I like the routing pipeline idea and I'll try it. However, it seems to me that all these solutions kill the advantages of a multipipeline setup (different workers, batch size etc.). Tell me if I'm wrong.

Anyway, just to practice, at the moment I'm using n pipelines reading from the same Beat port, with each pipeline filtering on the source file name.

So, my filebeat.yml has one "input", log type, reading from a directory all the *.log files.
My pipelines.yml has as many pipelines as I need, each one pointing to a different config file.

Problem: I need to filter on the timestamp of the log filename so I can read only today's logs but I'm having some trouble.
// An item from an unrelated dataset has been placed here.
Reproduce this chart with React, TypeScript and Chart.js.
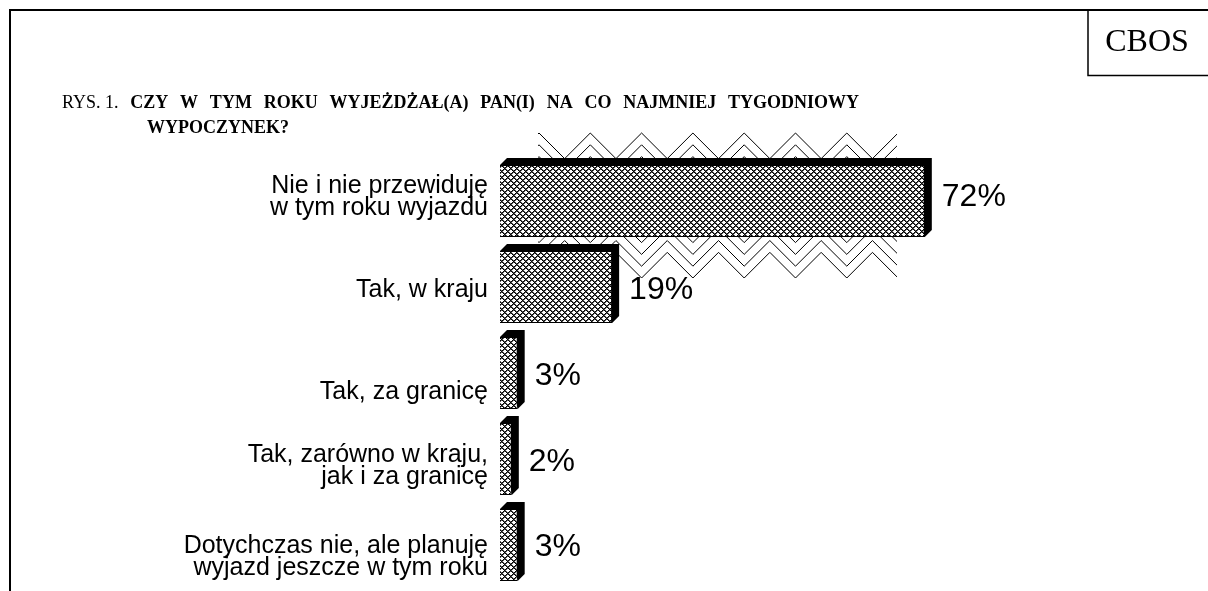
import React, { useEffect, useRef } from "react";
import { Chart, registerables } from "chart.js";

Chart.register(...registerables);

// ---------- data ----------
const categories: string[][] = [
  ["Nie i nie przewiduję", "w tym roku wyjazdu"],
  ["Tak, w kraju"],
  ["Tak, za granicę"],
  ["Tak, zarówno w kraju,", "jak i za granicę"],
  ["Dotychczas nie, ale planuję", "wyjazd jeszcze w tym roku"],
];
const values: number[] = [72, 19, 3, 2, 3];
const valueLabels: string[] = ["72%", "19%", "3%", "2%", "3%"];
const titlePrefix = "RYS. 1.";
const titleLine1 = "CZY W TYM ROKU WYJEŻDŻAŁ(A) PAN(I) NA CO NAJMNIEJ TYGODNIOWY";
const titleLine2 = "WYPOCZYNEK?";
const sourceLabel = "CBOS";

// ---------- style / layout constants ----------
const W = 1208;
const H = 591;
const DEPTH = 7;
const SANS = '"Liberation Sans", Arial, sans-serif';
const SERIF = '"Liberation Serif", "Times New Roman", serif';
const catNudge = [-4, 3, 19, 7, 12];
const valNudge = [-4, 3, 3, 3, 2];

function makeHatch(ctx: CanvasRenderingContext2D): CanvasPattern | string {
  const p = 6;
  const c = document.createElement("canvas");
  c.width = p;
  c.height = p;
  const g = c.getContext("2d");
  if (!g) return "#fff";
  const img = g.createImageData(p, p);
  for (let j = 0; j < p; j++) {
    for (let i = 0; i < p; i++) {
      const a = (i + j) % p;
      const b = (((i - j) % p) + p) % p;
      let v = 255;
      if (a === 0 || b === 0) v = 0;
      else if (a === 1 || b === 1) v = 90;
      const k = (j * p + i) * 4;
      img.data[k] = v;
      img.data[k + 1] = v;
      img.data[k + 2] = v;
      img.data[k + 3] = 255;
    }
  }
  g.putImageData(img, 0, 0);
  return ctx.createPattern(c, "repeat") || "#fff";
}

function zigzag(
  ctx: CanvasRenderingContext2D,
  x0: number,
  x1: number,
  yExt: number,
  period: number,
  up: boolean
) {
  const a = period / 2;
  ctx.beginPath();
  let first = true;
  for (let x = x0 - period; x <= x1 + period; x += a) {
    const k = Math.round((x - x0) / a);
    const isExt = k % 2 === 0;
    const y = isExt ? yExt : up ? yExt + a : yExt - a;
    if (first) {
      ctx.moveTo(x, y);
      first = false;
    } else ctx.lineTo(x, y);
  }
  ctx.stroke();
}

const decorPlugin = {
  id: "decor",
  beforeDraw(chart: any) {
    const ctx: CanvasRenderingContext2D = chart.ctx;
    ctx.save();
    ctx.fillStyle = "#fff";
    ctx.fillRect(0, 0, W, H);
    ctx.strokeStyle = "#000";
    ctx.lineWidth = 2;
    // outer frame
    ctx.beginPath();
    ctx.moveTo(10, H + 2);
    ctx.lineTo(10, 10);
    ctx.lineTo(W + 2, 10);
    ctx.stroke();
    // source box
    ctx.lineWidth = 1.5;
    ctx.beginPath();
    ctx.moveTo(1088, 10);
    ctx.lineTo(1088, 75.5);
    ctx.lineTo(W + 2, 75.5);
    ctx.stroke();
    ctx.fillStyle = "#000";
    ctx.textBaseline = "middle";
    ctx.textAlign = "center";
    ctx.font = `32px ${SERIF}`;
    ctx.fillText(sourceLabel, 1147, 43);
    // title (first line justified, as in the word-processor original)
    ctx.textAlign = "left";
    const reg = `18px ${SERIF}`;
    const bold = `bold 18px ${SERIF}`;
    const items: { t: string; f: string; w: number }[] = [];
    ctx.font = reg;
    items.push({ t: titlePrefix, f: reg, w: ctx.measureText(titlePrefix).width });
    ctx.font = bold;
    titleLine1.split(" ").forEach((t) => items.push({ t, f: bold, w: ctx.measureText(t).width }));
    const total = items.reduce((s, it) => s + it.w, 0);
    const gap = (859 - 62 - total) / (items.length - 1);
    let x = 62;
    items.forEach((it) => {
      ctx.font = it.f;
      ctx.fillText(it.t, x, 103);
      x += it.w + gap;
    });
    ctx.font = bold;
    ctx.fillText(titleLine2, 147, 128);
    ctx.restore();
  },
  beforeDatasetsDraw(chart: any) {
    const ctx: CanvasRenderingContext2D = chart.ctx;
    ctx.save();
    // decorative zigzag pattern behind the first bar
    ctx.strokeStyle = "#000";
    ctx.lineWidth = 1;
    const zx0 = 538;
    const zx1 = 897;
    const per = 51.3;
    ctx.save();
    ctx.beginPath();
    ctx.rect(zx0, 132, zx1 - zx0, 30);
    ctx.clip();
    for (let k = 0; k < 3; k++) zigzag(ctx, zx0 + 1, zx1, 133 + k * 11.8, per, true);
    ctx.restore();
    ctx.save();
    ctx.beginPath();
    ctx.rect(zx0, 236, zx1 - zx0, 43);
    ctx.clip();
    for (let k = 0; k < 7; k++) zigzag(ctx, zx0 + 1, zx1, 278 - k * 11.8, per, false);
    ctx.restore();

    // 3D depth of the bars
    const meta = chart.getDatasetMeta(0);
    ctx.fillStyle = "#000";
    meta.data.forEach((bar: any) => {
      const p = bar.getProps(["x", "y", "base", "height"], true);
      const top = p.y - p.height / 2;
      const bot = p.y + p.height / 2;
      ctx.beginPath();
      ctx.moveTo(p.base, top);
      ctx.lineTo(p.base + DEPTH, top - DEPTH);
      ctx.lineTo(p.x + DEPTH, top - DEPTH);
      ctx.lineTo(p.x + DEPTH, bot - DEPTH);
      ctx.lineTo(p.x, bot);
      ctx.closePath();
      ctx.fill();
    });
    ctx.restore();
  },
  afterDatasetsDraw(chart: any) {
    const ctx: CanvasRenderingContext2D = chart.ctx;
    const meta = chart.getDatasetMeta(0);
    const yScale = chart.scales.y;
    ctx.save();
    ctx.fillStyle = "#000";
    ctx.textBaseline = "middle";
    // category labels
    ctx.textAlign = "right";
    ctx.font = `25px ${SANS}`;
    const lh = 21.5;
    categories.forEach((lines, i) => {
      const cy = yScale.getPixelForValue(i) + catNudge[i];
      lines.forEach((ln, j) => {
        ctx.fillText(ln, 488, cy + (j - (lines.length - 1) / 2) * lh);
      });
    });
    // value labels
    ctx.textAlign = "left";
    ctx.font = `32px ${SANS}`;
    meta.data.forEach((bar: any, i: number) => {
      const p = bar.getProps(["x", "y"], true);
      ctx.fillText(valueLabels[i], p.x + 17, p.y + valNudge[i]);
    });
    ctx.restore();
  },
};

export default function App() {
  const ref = useRef<HTMLCanvasElement | null>(null);
  useEffect(() => {
    const canvas = ref.current;
    if (!canvas) return;
    const ctx = canvas.getContext("2d");
    if (!ctx) return;
    const hatch = makeHatch(ctx);
    const chart = new Chart(canvas, {
      type: "bar",
      data: {
        labels: categories,
        datasets: [
          {
            data: values,
            backgroundColor: hatch as any,
            borderColor: "#000",
            borderWidth: 1,
            barPercentage: 0.837,
            categoryPercentage: 1,
          },
        ],
      },
      options: {
        indexAxis: "y",
        responsive: false,
        animation: false,
        devicePixelRatio: 1,
        layout: { padding: { left: 500, right: 118, top: 158, bottom: 3 } },
        scales: {
          x: { display: false, min: 0, max: 100 },
          y: { display: false },
        },
        plugins: {
          legend: { display: false },
          tooltip: { enabled: false },
          title: { display: false },
        },
      },
      plugins: [decorPlugin],
    });
    return () => chart.destroy();
  }, []);
  return (
    <canvas
      ref={ref}
      width={W}
      height={H}
      style={{ position: "absolute", left: 0, top: 0, width: W, height: H }}
    />
  );
}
I've extracted the timestamp that I need like this:
grok { match => { "@timestamp" => "(?<yyyymmdd>[0-9]{4}\-[0-9]{2}\-[0-9]{2})"} }

and with the mutate filter I've built a string equals to the log filename that I want to read. From the output in rubydebug:"logfilename" => "logFile_ms0.2018-06-27.log",

but this IF doesn't work:
if [source] =~ "(.)*[logfilename]" { /* do something */ }

because it reads from every single log file in the directory (even if the filename is totally different).
Perhaps it's due to the (.)* that I put to catch the file path. How do I use a regexp and a field name in this IF?

Thank you.


#4

logstash will not do %{fieldname} substitution in that context. I think you have to resort to ruby. For that regex you can use String .include? instead of a regex.

    ruby {
        code => '
            if event.get("source").include? event.get("logfilename") 
                event.set("matched", true)
            end
        '
    }

(Alessandro) #5

Yep, I've come to the same conclusion so I used the Ruby filter. I still had problem with the IF-THEN though.
This is the config:

input { beats { port => 5044 } }
filter {
	grok { match => { "@timestamp" => "(?<yyyymmdd>[0-9]{4}\-[0-9]{2}\-[0-9]{2})" } }
	ruby {
		code => "
			event.set('matched', false)
			inputfilename = File.basename(event.get('source'))
			expectedfilename = 'logFile_ms0.' + event.get('yyyymmdd') + '.log'
			if inputfilename == expectedfilename
				event.set('matched', true)
			end
		"
	}
	mutate { add_field => { "evaluation" => "%{matched}" } } # debug
	
	if ("%{matched}") { /* do something */ }
}
output { stdout {codec => rubydebug} }

Everything is good up to the IF.
The "matched" event is set correctly and the syntax "%{matched}" to read the value also seems correct as the field "evaluation" gets populated with the same value of "matched".

However, I've tried

  • if ("%{matched}")
  • if ("%{matched}" == "true")
  • if ("%{matched}" =~ "true")
  • if ("true" in "%{matched}")
  • if ("%{matched} == true")

and few other combinations. None of them worked as expected as it enters the IF even when "matched" is false.
I'm feeling pretty stupid right now, I can't grasp how Logstash' syntax works :frowning:


#6
    if [matched] {

(Alessandro) #7

I definitely need a vacation. :man_facepalming: :laughing:
Thanks for your help, Badger!


(system) #8

This topic was automatically closed 28 days after the last reply. New replies are no longer allowed.